Video Analysis Network
The video analysis network is trying to extract visual features for each frame in the video. Temporal pooling is applied to each of the per-frame extracted features to obtain a visual feature vector for each pixel. To do so, the researchers employ a variation of the popular ResNet-18 network with dilated convolutions.
Audio Analysis Network
Parallel to the extraction of visual features, the audio analysis network is trying to split the input sound from the video into K components. To solve this problem, the researchers propose to use sound spectrograms instead of raw sound waveforms and employ a convolutional architecture that has proven successful with audio data in the past. Their choice here falls on Audio U-Net. Using this kind of encoder-decoder architecture, they are able to extract K feature maps out of the spectrogram containing features of different components of the input sound. Previously, they use STFT (Short-Time Fourier Transform) to obtain the sound spectrogram which is used as input to the network.
Audio Synthesizer Network
The core module of the proposed method is the synthesizer network which takes both the output from the video analysis network as well as the audio analysis network. More precisely, it takes the pixel-level visual feature and the audio feature and it outputs a mask that could separate the sound of that pixel from the input spectrogram. The way the final resulting sound for each pixel is obtained is by taking the corresponding mask and multiplying it with the input spectrogram. To get the resulting sound as a waveform, inverse STFT is applied.

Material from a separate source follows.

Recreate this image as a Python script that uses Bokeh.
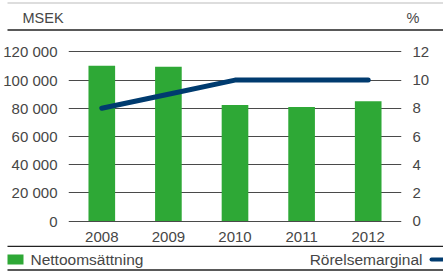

In order to train such an architecture in an unsupervised (or self-supervised) manner, the researchers proposed a training framework that they call Mix-and-Separate. Their idea builds upon the assumption that sounds are approximately additive. Therefore, they mix sounds from different videos to generate a complex audio input signal and then the learning objective is to separate a sound source of interest conditioned on the visual input associated with it.
Results
In order to perform an initial evaluation, the authors use again their training framework called Mix-and-Separate. They created a validation set of synthetic mixture audios and the separation is evaluated on this set. Since the goal is to learn and predict the spectrogram they do qualitative evaluation by comparing the ground-truth and the estimated spectrogram. For a quantitative evaluation, they use Normalized Signal-to-Distortion Ratio (NSDR), Signal-to-Interference Ratio (SIR), and Signal-to-Artifact Ratio (SAR) as evaluation metrics on the validation set of the synthetic videos.
Conclusion
Overall, the proposed method is interesting from several points of view. First, it shows that self-supervised learning can be applied to problems like this. Second, the method is able to jointly perform several tasks such as locating image regions which produce sounds and separating the input sounds into a set of components that represents the sound from each pixel. And third, it represents one of the first studies that explore the correspondence between single pixels and sound in videos.